Забавные истории из жизни баснописца Ивана Крылова.
В 1796 году бухарский правитель Маасум решил послать «в подарок и для удивления императрицы Екатерины» слона! Его отправили в Россию вместе с посольством, задачей которого было установить с ней дипломатические отношения. Слон вышел из Бухары в феврале 1796-го, а добрался до Петербурга только через полтора года. К сожалению, свой подарок императрица так и не увидела - к этому времени ее уже не было в живых. Около 3-х тысяч километров за год и восемь месяцев, по слякоти и бездорожью, сквозь снежные метели и моросящий дождь, по безлюдным просторам, по улицам русских городов…
Всю дорогу по России слона охраняла сотня казаков, но привлеченную невиданным зрелищем толпу было не разогнать: женщины визжали, мужики улюлюкали, мальчишки норовили схватить за хобот, а собаки, лая, цапали за ноги. Но слон шел невозмутимо и чинно, ни разу не сбившись со своего размеренного ритма, и только изредка вздымал хобот и трубил...
Тысячи людей видели это действо. Но только у одного по поводу увиденного родилась столь остроумная мысль, что бухарский слон навсегда остался в народной памяти. Это был Иван Крылов, который написал свою знаменитую басню «Слон и Моська», правда, через 11 лет после увиденного.
Когда Крылову рассказали, что животное уминает в день по сто пудов сена и овса, да еще и закусывает арбузами, он произнёс: «Родственная душа!». Уж что-что, а покушать плотненько писатель любил, и окружающие порой удивлялись, как такое количество пищи может поместиться в одного человека?!
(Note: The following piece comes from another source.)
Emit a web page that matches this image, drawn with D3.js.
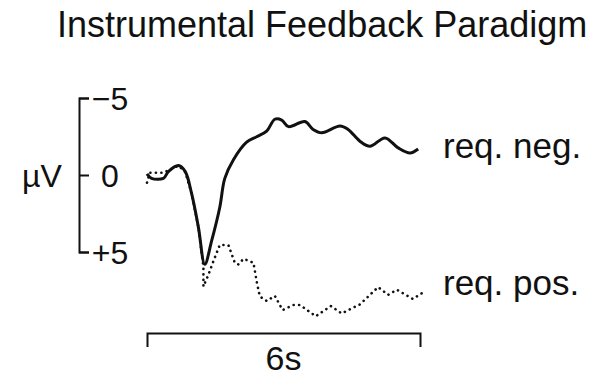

Слыша чьи-нибудь жалобы на несварение желудка, Иван Андреевич удивлялся: «Несварение? А я вот своему желудку никогда не даю потачки. Чуть задурит, я наемся вдвое больше. И он уж там как хочет, так пусть и справляется».
Как-то Крылова пригласили «на макароны», то есть на обед в итальянском стиле. Он опоздал, явился только к третьему блюду. Хозяин встретил его шутливо: «А! Виноват! Вот же вам наказание!» — и Крылову подали бездонную тарелку макарон.
Иван Андреевич с видимым удовольствием её опустошил. «Это было штрафное блюдо, — объявил хозяин. — Ну а теперь начинайте обед по порядку, с супа».
Крылов так и поступил. Третьим блюдом оказалась точно такая же гора макарон — и баснописец ничуть не затруднился, съел всё. «Да что мне сделается? — добродушно смеялся он в ответ на восторги собравшихся. — Я, пожалуй, хоть теперь же готов еще раз провиниться и искупить вину столь приятным образом».
⠀
«Кажется, весь смысл, всё удовольствие жизни для Крылова заключается в еде», — удивлялся писатель Вересаев. Ничем Ивану Андреевичу нельзя было так угодить, как хорошенько угостив вкусными блюдами, и поклонники этим широко пользовались.
⠀
Покончив с обедом, Крылов снова погружался в кресло, поодаль от остальных, складывал руки на животе и замирал. Лицо его в это момент выражало довольство. «Он не спит и не дремлет! Он переваривает! Удав удавом!» — шептались вокруг. Насмешки эти, впрочем, были добродушны — Крылова все любили.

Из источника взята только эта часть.